One particular feature of *range* is that it doesn’t instantly compute all its values: it “puts off” the computation, and does it on demand, or “lazily”. We’ll say that it gives a **promise** to produce the values when they are needed. This is very convenient if your computation short-circuits a search and returns early, as in this case:

In [87]:
def f(n):
    """ Find the first positive integer between 101 and less
        than n that is divisible by 21
    """
    for i in range(101, n):
       if (i % 21 == 0):
           return i


print(f(110) == 105)
print(f(1000000000) == 105)

True
True


In the second test, if *range* were to eagerly go about building a list with all those elements, you would soon exhaust your computer’s available memory and crash the program.

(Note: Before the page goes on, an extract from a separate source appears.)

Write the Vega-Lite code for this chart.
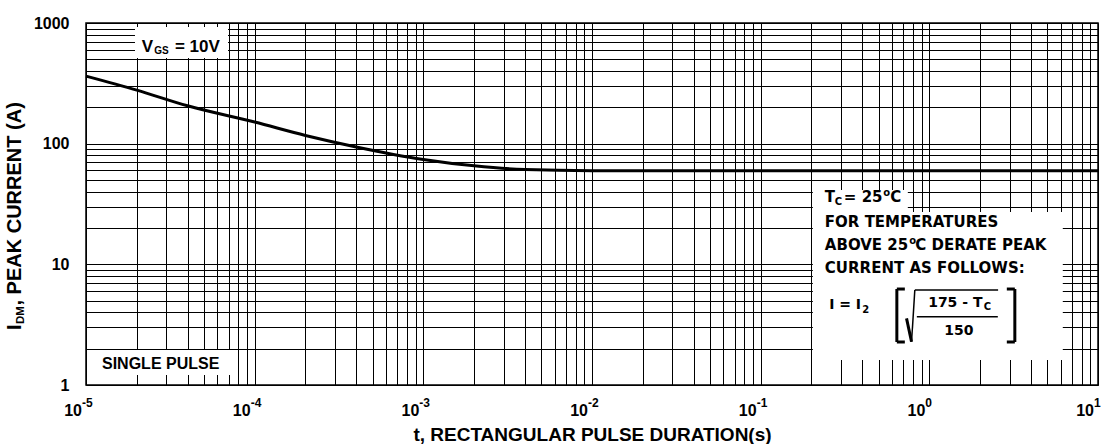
{
  "$schema": "https://vega.github.io/schema/vega-lite/v6.json",
  "width": 1012,
  "height": 362,
  "autosize": {"type": "none"},
  "padding": {"left": 86, "top": 23, "right": 13, "bottom": 59},
  "background": "white",
  "config": {
    "font": "Liberation Sans",
    "view": {"stroke": "#000", "strokeWidth": 1.5},
    "text": {"font": "Liberation Sans", "fontWeight": "bold", "color": "#000", "align": "left", "baseline": "alphabetic"}
  },
  "layer": [
    {
      "data": {"values": [
        {"t": 1e-5, "i": 363},
        {"t": 2e-5, "i": 278},
        {"t": 4e-5, "i": 206},
        {"t": 1e-4, "i": 151},
        {"t": 2e-4, "i": 117},
        {"t": 4e-4, "i": 94},
        {"t": 1e-3, "i": 74},
        {"t": 2e-3, "i": 65.5},
        {"t": 4e-3, "i": 61},
        {"t": 1e-2, "i": 59.7},
        {"t": 0.1, "i": 59.7},
        {"t": 1, "i": 59.7},
        {"t": 10, "i": 59.7}
      ]},
      "mark": {"type": "line", "color": "#000", "strokeWidth": 3, "interpolate": "monotone"},
      "encoding": {
        "x": {
          "field": "t", "type": "quantitative",
          "scale": {"type": "log", "domain": [1e-5, 10], "nice": false},
          "axis": {
            "values": [1e-5,2e-5,3e-5,4e-5,5e-5,6e-5,7e-5,8e-5,9e-5,1e-4,2e-4,3e-4,4e-4,5e-4,6e-4,7e-4,8e-4,9e-4,0.001,0.002,0.003,0.004,0.005,0.006,0.007,0.008,0.009,0.01,0.02,0.03,0.04,0.05,0.06,0.07,0.08,0.09,0.1,0.2,0.3,0.4,0.5,0.6,0.7,0.8,0.9,1,2,3,4,5,6,7,8,9,10],
            "grid": true, "gridColor": "#000", "gridOpacity": 1, "gridWidth": 1,
            "labels": false, "ticks": false, "domain": false, "zindex": 0,
            "title": "t, RECTANGULAR PULSE DURATION(s)",
            "titleFont": "Liberation Sans", "titleFontWeight": "bold", "titleFontSize": 19,
            "titleColor": "#000", "titleBaseline": "alphabetic", "titlePadding": 55
          }
        },
        "y": {
          "field": "i", "type": "quantitative",
          "scale": {"type": "log", "domain": [1, 1000], "nice": false},
          "axis": {
            "values": [1,2,3,4,5,6,7,8,9,10,20,30,40,50,60,70,80,90,100,200,300,400,500,600,700,800,900,1000],
            "grid": true, "gridColor": "#000", "gridOpacity": 1, "gridWidth": 1,
            "ticks": false, "domain": false, "zindex": 0,
            "labelExpr": "datum.value == 1 || datum.value == 10 || datum.value == 100 || datum.value == 1000 ? format(datum.value, 'd') : ''",
            "labelOverlap": false, "labelFont": "Liberation Sans", "labelFontWeight": "bold",
            "labelFontSize": 16, "labelColor": "#000", "labelPadding": 17,
            "title": null
          }
        }
      }
    },
    {"data": {"values": [{}]}, "mark": {"type": "rect", "fill": "white"},
     "encoding": {"x": {"datum": 1.952e-5, "type": "quantitative"}, "x2": {"datum": 6.95e-5}, "y": {"datum": 925, "type": "quantitative"}, "y2": {"datum": 512}}},
    {"data": {"values": [{}]}, "mark": {"type": "rect", "fill": "white"},
     "encoding": {"x": {"datum": 1.02e-5, "type": "quantitative"}, "x2": {"datum": 7.54e-5}, "y": {"datum": 1.95, "type": "quantitative"}, "y2": {"datum": 1.21}}},
    {"data": {"values": [{}]}, "mark": {"type": "rect", "fill": "white"},
     "encoding": {"x": {"datum": 0.2039, "type": "quantitative"}, "x2": {"datum": 0.7455}, "y": {"datum": 41.26, "type": "quantitative"}, "y2": {"datum": 27.13}}},
    {"data": {"values": [{}]}, "mark": {"type": "rect", "fill": "white"},
     "encoding": {"x": {"datum": 0.2039, "type": "quantitative"}, "x2": {"datum": 6.184}, "y": {"datum": 27.13, "type": "quantitative"}, "y2": {"datum": 1.611}}},

    {"data": {"values": [{}]}, "mark": {"type": "text", "text": "V", "fontSize": 17},
     "encoding": {"x": {"datum": 2.138e-5, "type": "quantitative"}, "y": {"datum": 577.4, "type": "quantitative"}}},
    {"data": {"values": [{}]}, "mark": {"type": "text", "text": "GS", "fontSize": 10, "dx": 12.5, "dy": 2},
     "encoding": {"x": {"datum": 2.138e-5, "type": "quantitative"}, "y": {"datum": 577.4, "type": "quantitative"}}},
    {"data": {"values": [{}]}, "mark": {"type": "text", "text": "= 10V", "fontSize": 17, "dx": 33.3},
     "encoding": {"x": {"datum": 2.138e-5, "type": "quantitative"}, "y": {"datum": 577.4, "type": "quantitative"}}},

    {"data": {"values": [{}]}, "mark": {"type": "text", "text": "SINGLE PULSE", "fontSize": 16},
     "encoding": {"x": {"datum": 1.244e-5, "type": "quantitative"}, "y": {"datum": 1.357, "type": "quantitative"}}},

    {"data": {"values": [{}]}, "mark": {"type": "text", "text": "T", "fontSize": 15, "font": "DejaVu Sans"},
     "encoding": {"x": {"datum": 0.2402, "type": "quantitative"}, "y": {"datum": 32.64, "type": "quantitative"}}},
    {"data": {"values": [{}]}, "mark": {"type": "text", "text": "C", "fontSize": 10, "font": "DejaVu Sans", "dx": 10, "dy": 3},
     "encoding": {"x": {"datum": 0.2402, "type": "quantitative"}, "y": {"datum": 32.64, "type": "quantitative"}}},
    {"data": {"values": [{}]}, "mark": {"type": "text", "text": "= 25", "fontSize": 15, "font": "DejaVu Sans", "dx": 19},
     "encoding": {"x": {"datum": 0.2402, "type": "quantitative"}, "y": {"datum": 32.64, "type": "quantitative"}}},
    {"data": {"values": [{}]}, "mark": {"type": "text", "text": "o", "fontSize": 10, "font": "DejaVu Sans", "dx": 58.5, "dy": -6},
     "encoding": {"x": {"datum": 0.2402, "type": "quantitative"}, "y": {"datum": 32.64, "type": "quantitative"}}},
    {"data": {"values": [{}]}, "mark": {"type": "text", "text": "C", "fontSize": 15, "font": "DejaVu Sans", "dx": 65.5},
     "encoding": {"x": {"datum": 0.2402, "type": "quantitative"}, "y": {"datum": 32.64, "type": "quantitative"}}},

    {"data": {"values": [{}]}, "mark": {"type": "text", "text": "FOR TEMPERATURES", "fontSize": 15, "font": "DejaVu Sans"},
     "encoding": {"x": {"datum": 0.2402, "type": "quantitative"}, "y": {"datum": 20.26, "type": "quantitative"}}},
    {"data": {"values": [{}]}, "mark": {"type": "text", "text": "ABOVE 25", "fontSize": 15, "font": "DejaVu Sans"},
     "encoding": {"x": {"datum": 0.2402, "type": "quantitative"}, "y": {"datum": 13.14, "type": "quantitative"}}},
    {"data": {"values": [{}]}, "mark": {"type": "text", "text": "o", "fontSize": 10, "font": "DejaVu Sans", "dx": 84.5, "dy": -6},
     "encoding": {"x": {"datum": 0.2402, "type": "quantitative"}, "y": {"datum": 13.14, "type": "quantitative"}}},
    {"data": {"values": [{}]}, "mark": {"type": "text", "text": "C DERATE PEAK", "fontSize": 15, "font": "DejaVu Sans", "dx": 90.5},
     "encoding": {"x": {"datum": 0.2402, "type": "quantitative"}, "y": {"datum": 13.14, "type": "quantitative"}}},
    {"data": {"values": [{}]}, "mark": {"type": "text", "text": "CURRENT AS FOLLOWS:", "fontSize": 15, "font": "DejaVu Sans"},
     "encoding": {"x": {"datum": 0.2402, "type": "quantitative"}, "y": {"datum": 8.518, "type": "quantitative"}}},

    {"data": {"values": [{}]}, "mark": {"type": "text", "text": "I = I", "fontSize": 14, "font": "DejaVu Sans"},
     "encoding": {"x": {"datum": 0.2548, "type": "quantitative"}, "y": {"datum": 4.238, "type": "quantitative"}}},
    {"data": {"values": [{}]}, "mark": {"type": "text", "text": "2", "fontSize": 10, "font": "DejaVu Sans", "dx": 33, "dy": 4},
     "encoding": {"x": {"datum": 0.2548, "type": "quantitative"}, "y": {"datum": 4.238, "type": "quantitative"}}},
    {"data": {"values": [{}]}, "mark": {"type": "text", "text": "175 - T", "fontSize": 14, "font": "DejaVu Sans"},
     "encoding": {"x": {"datum": 0.9838, "type": "quantitative"}, "y": {"datum": 4.454, "type": "quantitative"}}},
    {"data": {"values": [{}]}, "mark": {"type": "text", "text": "C", "fontSize": 10, "font": "DejaVu Sans", "dx": 55.5, "dy": 3},
     "encoding": {"x": {"datum": 0.9838, "type": "quantitative"}, "y": {"datum": 4.454, "type": "quantitative"}}},
    {"data": {"values": [{}]}, "mark": {"type": "text", "text": "150", "fontSize": 14, "font": "DejaVu Sans", "align": "center"},
     "encoding": {"x": {"datum": 1.496, "type": "quantitative"}, "y": {"datum": 2.596, "type": "quantitative"}}},

    {"data": {"values": [{}]}, "mark": {"type": "rule", "color": "#000", "strokeWidth": 3},
     "encoding": {"x": {"datum": 0.6418, "type": "quantitative"}, "x2": {"datum": 0.6418}, "y": {"datum": 6.243, "type": "quantitative"}, "y2": {"datum": 2.272}}},
    {"data": {"values": [{}]}, "mark": {"type": "rule", "color": "#000", "strokeWidth": 3},
     "encoding": {"x": {"datum": 0.6418, "type": "quantitative"}, "x2": {"datum": 0.7158}, "y": {"datum": 6.243, "type": "quantitative"}, "y2": {"datum": 6.243}}},
    {"data": {"values": [{}]}, "mark": {"type": "rule", "color": "#000", "strokeWidth": 3},
     "encoding": {"x": {"datum": 0.6418, "type": "quantitative"}, "x2": {"datum": 0.7158}, "y": {"datum": 2.272, "type": "quantitative"}, "y2": {"datum": 2.272}}},
    {"data": {"values": [{}]}, "mark": {"type": "rule", "color": "#000", "strokeWidth": 3},
     "encoding": {"x": {"datum": 3.213, "type": "quantitative"}, "x2": {"datum": 3.213}, "y": {"datum": 6.243, "type": "quantitative"}, "y2": {"datum": 2.272}}},
    {"data": {"values": [{}]}, "mark": {"type": "rule", "color": "#000", "strokeWidth": 3},
     "encoding": {"x": {"datum": 2.88, "type": "quantitative"}, "x2": {"datum": 3.213}, "y": {"datum": 6.243, "type": "quantitative"}, "y2": {"datum": 6.243}}},
    {"data": {"values": [{}]}, "mark": {"type": "rule", "color": "#000", "strokeWidth": 3},
     "encoding": {"x": {"datum": 2.88, "type": "quantitative"}, "x2": {"datum": 3.213}, "y": {"datum": 2.272, "type": "quantitative"}, "y2": {"datum": 2.272}}},
    {"data": {"values": [{}]}, "mark": {"type": "rule", "color": "#000", "strokeWidth": 3},
     "encoding": {"x": {"datum": 0.7326, "type": "quantitative"}, "x2": {"datum": 0.7843}, "y": {"datum": 3.569, "type": "quantitative"}, "y2": {"datum": 2.285}}},
    {"data": {"values": [{}]}, "mark": {"type": "rule", "color": "#000", "strokeWidth": 1.5},
     "encoding": {"x": {"datum": 0.7843, "type": "quantitative"}, "x2": {"datum": 0.8204}, "y": {"datum": 2.285, "type": "quantitative"}, "y2": {"datum": 6.125}}},
    {"data": {"values": [{}]}, "mark": {"type": "rule", "color": "#000", "strokeWidth": 1.5},
     "encoding": {"x": {"datum": 0.8204, "type": "quantitative"}, "x2": {"datum": 2.557}, "y": {"datum": 6.125, "type": "quantitative"}, "y2": {"datum": 6.125}}},
    {"data": {"values": [{}]}, "mark": {"type": "rule", "color": "#000", "strokeWidth": 1.5},
     "encoding": {"x": {"datum": 0.8432, "type": "quantitative"}, "x2": {"datum": 2.547}, "y": {"datum": 3.681, "type": "quantitative"}, "y2": {"datum": 3.681}}},

    {"data": {"values": [
        {"t": 1e-5, "e": "-5"}, {"t": 1e-4, "e": "-4"}, {"t": 1e-3, "e": "-3"},
        {"t": 1e-2, "e": "-2"}, {"t": 1e-1, "e": "-1"}, {"t": 1, "e": "0"}, {"t": 10, "e": "1"}
      ]},
     "layer": [
       {"mark": {"type": "text", "text": "10", "fontSize": 16, "align": "right", "dx": -4},
        "encoding": {"x": {"field": "t", "type": "quantitative"}, "y": {"datum": 0.5535, "type": "quantitative"}}},
       {"mark": {"type": "text", "fontSize": 12, "align": "left", "dx": -4, "dy": -9},
        "encoding": {"x": {"field": "t", "type": "quantitative"}, "y": {"datum": 0.5535, "type": "quantitative"}, "text": {"field": "e"}}}
     ]},

    {"data": {"values": [{}]}, "mark": {"type": "text", "text": "I", "fontSize": 20, "angle": 270},
     "encoding": {"x": {"datum": 4.1e-6, "type": "quantitative"}, "y": {"datum": 2.856, "type": "quantitative"}}},
    {"data": {"values": [{}]}, "mark": {"type": "text", "text": "DM", "fontSize": 11.5, "angle": 270, "dx": 6, "dy": 3},
     "encoding": {"x": {"datum": 4.1e-6, "type": "quantitative"}, "y": {"datum": 2.856, "type": "quantitative"}}},
    {"data": {"values": [{}]}, "mark": {"type": "text", "text": ", PEAK CURRENT (A)", "fontSize": 20, "angle": 270, "dx": 24.5},
     "encoding": {"x": {"datum": 4.1e-6, "type": "quantitative"}, "y": {"datum": 2.856, "type": "quantitative"}}}
  ]
}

But it is cleverer than that! This computation works just fine, because the *range* object is just a promise to produce the elements if and when they are needed. Once the condition in the *if* becomes true, no further elements are generated, and the function returns. (Note: Before Python 3, range was not lazy. If you use an earlier versions of Python, YMMV!)

You’ll sometimes find the lazy *range* wrapped in a call to *list*. This forces Python to turn the lazy promise into an actual list:

In [88]:
range(10)           # Create a lazy promise

range(0, 10)

list(range(10))     # Call in the promise, to produce a list.

[0, 1, 2, 3, 4, 5, 6, 7, 8, 9]

# 3 Nested lists

A nested list is a list that appears as an element in another list. In this list, the element with index 3 is a nested list:

In [89]:
nested = ["hello", 2.0, 5, [10, 20]]

If we output the element at index 3, we get:

In [90]:
print(nested[3])

[10, 20]


To extract an element from the nested list, we can proceed in two steps:

In [92]:
elem = nested[3]

print(elem[0])

10


Or we can combine them:

In [93]:
nested[3][1]

20

Bracket operators evaluate from left to right, so this expression gets the 3’th element of nested and extracts the 1’th element from it.

# 4 Matrices

Nested lists are often used to represent matrices. For example, the matrix:

![image](https://openbookproject.net/thinkcs/python/english3e/_images/matrix2.png)

might be represented as:

In [94]:
mx = [[1, 2, 3], [4, 5, 6], [7, 8, 9]]

*mx* is a list with three elements, where each element is a row of the matrix. We can select an entire row from the matrix in the usual way:

In [95]:
mx[1]

[4, 5, 6]

Or we can extract a single element from the matrix using the double-index form:

In [96]:
mx[1][2]

6

The first index selects the row, and the second index selects the column. Although this way of representing matrices is common, it is not the only possibility. A small variation is to use a list of columns instead of a list of rows. Later we will see a more radical alternative using a dictionary.